I did a EuroSTAR webinar last week on shipping products and talked about how shipping products using test case metrics is bad news. It reminded me of this story which I share now.
It’s very common for testers and teams to rely on a number of test case metrics and measures to work out when they are done, or to plan the work, or to measure the progress.
This can be very misleading.
A common metric I used to rely on, and see many people rely on often, is the classic “Test Case Completion” metric.
This metric is often used for planning and for measuring completion but more scarily for working out when to release a product or service.
It goes like this
Let’s say we have 10 testers. We also have 1000 test cases. With a bit of magic and maybe past history we can predict that each tester should be completing 10 test cases per day each.
So, that gives us an elapsed time of 10 days to complete all of these test cases. Right?
So now we can plan.
“It’s going to take 10 days to complete our testing”
This happens on almost every single testing project. Test cases and test completion rates are often the guiding factor for schedules and release planning.
We can also use this metric to measure progress.
On day 1 we should have completed 100 test cases. Day 5 we should have done 500 test cases.
If we don’t see these numbers trending in this way (or close to it) then we can adjust. We could *make* people work more hours, maybe achieving 15 test cases per day.
We could add more testers to the mix. Or we could even just not run some test cases.
There’s a very obvious problem with this approach. In fact, there are lots of problems yet it doesn’t stop this being the defacto way of planning testing.
One problem is that not all test cases are created equal. Some will take hours to run, some maybe even days and some a few minutes.
Another problem is that there is an assumption that the only testing that needs to be done is contained within the test case.
Another problem is that there is an assumption that testers are like robots who will perform the same each and every day.

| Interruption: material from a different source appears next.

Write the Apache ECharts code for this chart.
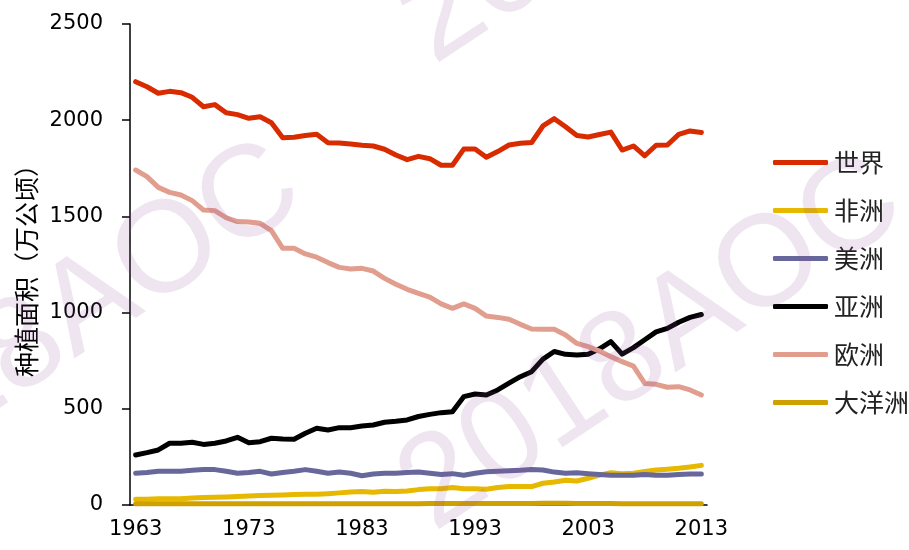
<!DOCTYPE html>
<html>
<head>
<meta charset="utf-8">
<script src="https://cdn.jsdelivr.net/npm/echarts@6/dist/echarts.min.js"></script>
<style>html,body{margin:0;padding:0;background:#fff}#c{width:909px;height:550px}</style>
</head>
<body>
<div id="c"></div>
<script>
var years = [];
for (var y = 1963; y <= 2013; y++) years.push(String(y));

var seriesNames = ['世界', '非洲', '美洲', '亚洲', '欧洲', '大洋洲'];
var world = [2200,2174,2140,2150,2143,2119,2070,2081,2039,2029,2010,2018,1987,1909,1911,1920,1927,1883,1882,1876,1870,1866,1849,1819,1795,1812,1800,1766,1766,1850,1850,1807,1837,1871,1880,1884,1970,2008,1966,1921,1913,1926,1938,1845,1866,1815,1870,1871,1926,1944,1936];
var africa = [30,30,32,33,33,37,39,40,42,44,47,49,51,52,54,56,56,59,63,68,70,66,72,70,73,80,85,84,91,85,84,82,91,96,96,96,113,120,129,125,139,155,168,163,165,174,182,186,191,198,206];
var americas = [165,169,175,175,176,180,184,184,175,165,169,175,161,169,175,184,175,165,171,165,152,161,165,165,169,171,165,159,163,155,165,173,175,178,180,184,182,171,165,167,163,159,155,155,155,159,155,155,159,161,161];
var asia = [260,272,286,321,321,326,315,321,333,352,324,329,347,343,342,373,399,390,402,402,411,416,430,435,442,460,471,480,485,563,577,572,598,633,667,693,758,798,783,780,783,812,849,784,818,859,900,918,950,975,990];
var europe = [1741,1707,1651,1625,1611,1582,1533,1530,1493,1473,1471,1464,1426,1334,1334,1305,1288,1260,1235,1227,1230,1216,1178,1147,1121,1100,1080,1045,1022,1045,1022,982,975,965,939,915,913,913,884,840,823,800,771,745,722,632,627,612,615,598,572];
var oceania = [6,6,6,6,6,6,6,6,6,6,7,7,7,7,7,7,7,7,7,7,7,7,7,7,7,7,8,8,8,8,8,8,8,8,8,8,9,9,9,8,8,8,8,7,7,7,7,7,7,7,7];
var yTitle = '种植面积（万公顷）';
var watermark = '2018AOC';

var colors = ['#d92b00', '#e6b800', '#67679b', '#000000', '#e19d8e', '#cfa100'];
var dataList = [world, africa, americas, asia, europe, oceania];

var numFont = '"DejaVu Sans", sans-serif';
var cjkFont = '"Noto Sans CJK SC", sans-serif';

var chart = echarts.init(document.getElementById('c'), null, {renderer: 'canvas'});
var series = seriesNames.map(function (n, i) {
  return {
    name: n, type: 'line', data: dataList[i], symbol: 'none', smooth: false,
    lineStyle: {color: colors[i], width: 5, cap: 'round', join: 'round'},
    itemStyle: {color: colors[i]},
    emphasis: {disabled: true}
  };
});

var wmStyle = {fill: 'rgba(150,80,160,0.15)', font: '130px "Liberation Sans", sans-serif', text: watermark, align: 'center', verticalAlign: 'middle'};
var rot = 33.5 * Math.PI / 180;
function wm(x, y) {
  return {type: 'text', x: x, y: y, rotation: rot, z: 100, silent: true, style: echarts.util.extend({}, wmStyle)};
}

chart.setOption({
  animation: false,
  grid: {left: 130, right: 202, top: 24, bottom: 45, containLabel: false},
  xAxis: {
    type: 'category', data: years, boundaryGap: true,
    axisLine: {lineStyle: {color: '#000', width: 1.5}},
    axisTick: {interval: 9, length: 7, lineStyle: {color: '#000', width: 1.5}},
    axisLabel: {interval: 9, color: '#000', fontSize: 21, fontFamily: numFont, margin: 14},
    splitLine: {show: false}
  },
  yAxis: {
    type: 'value', min: 0, max: 2500, interval: 500,
    name: yTitle, nameLocation: 'middle', nameRotate: 90, nameGap: 89,
    nameTextStyle: {color: '#000', fontSize: 25, fontFamily: cjkFont},
    axisLine: {show: true, lineStyle: {color: '#000', width: 1.5}},
    axisTick: {show: true, length: 8, lineStyle: {color: '#000', width: 1.5}},
    axisLabel: {color: '#000', fontSize: 21, fontFamily: numFont, margin: 27,
      formatter: function (v) { return String(v); }},
    splitLine: {show: false}
  },
  legend: {
    orient: 'vertical', left: 768, top: 145, icon: 'roundRect',
    itemWidth: 55, itemHeight: 5, itemGap: 23,
    textStyle: {color: '#222', fontSize: 25, lineHeight: 25, fontFamily: cjkFont, padding: [0,0,0,1]},
    data: seriesNames
  },
  series: series,
  graphic: [wm(652, 345), wm(51, 331), wm(652, -122)]
});
</script>
</body>
</html>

We all have bad days.
There’s also an assumption that the tester won’t find any problems and hence delay the running of a test case in order to investigate a bug.
A company once used to run a giant regression phase where all test cases would be run again on the “final” build.
They would print out all 3000+ test cases and stack them on a giant table in the office.
The expectation was that each tester would complete 10 test cases per day – this would allow them to hit the magic release marker of 100% tests run.
Here’s what happened.
At about 5:30am on the day of the regression a group of testers would arrive at the office and rifle through the test cases.
They would pick the really easy ones; the ones that took just a few minutes to run.
They would pick about 50% more than they had to complete.
They did this for two reasons.
Number 1 – they figures that they would be asked to work longer hours to complete more tests – so they already had a stash of easy ones to do whilst eating pizza.
Number 2 – even if they didn’t get asked to stay late they could excel by completing more tests than other people running up to the last few days of the phase.
A second group of testers would come in at 8 am and be left with the really hard test cases. Some of these test cases would require a days worth of setup and config just to run.
Each day the testers would mark how many tests they had done that day on a giant matrix stuck to a wall behind the manager. The first group would mark in the number 10. The second group would be lucky to register 2 or 3.
Some of the first group would surf the web in their spare time, some would help the other testers, some would do exploration, some would go home early.
All of the first group would game the system for a variety of reasons. Yet all of them would be doing what was asked of them according to a simple metric like test case completion.
Not so strangely, the second group of testers would simply not run all of the steps of the test cases (or even mark entire test cases as done without running the checks) in order to try and run 10 per day. When faced with the reality of a 1 day environment build to check one thing….what would you do?
The project shipped late. And it returned to be worked on further.
The scary thing is that this behaviour happens all the time.
When simple measures like Test Case Completion are used to measure progress or to plan projects you’re already skewing the process and opening it up for gaming, abuse and a false start.
What’s the alternative?
I’ve no doubt there are many alternatives to this problem and no system or measure is exempt from being skewed, gamed or misused.
My suggestion would be to move your testing to be nearer the code by pushing for more behaviour driven testing and unit testing which drives out the design, the code and some of the behavioral tests. And then to deliver in to your test environments as soon as possible. If this process works it means you no longer need test cases (or as many of them) as the checking is automated, therefore you don’t need test case completion metrics. Your automated checking becomes a set of results and it frees you up to explore the product and find the things the test cases (or checks) would never have caught….in other words… freeing you up to do testing.
It’s obviously not a simple change (I know I’ve been there) but it is possible and small steps towards these sorts of approaches are entirely possible in almost any context. The real question comes down to how much you’re willing to experiment with testing, reporting and project planning.
No matter what your approach or your context it pays to be aware of the pitfalls of relying on test case completion metrics and to spot the wrong behaviour it drives. At least if you spot it, you may be able to make some changes and encourage the right behaviour by changing your process, or measuring something different.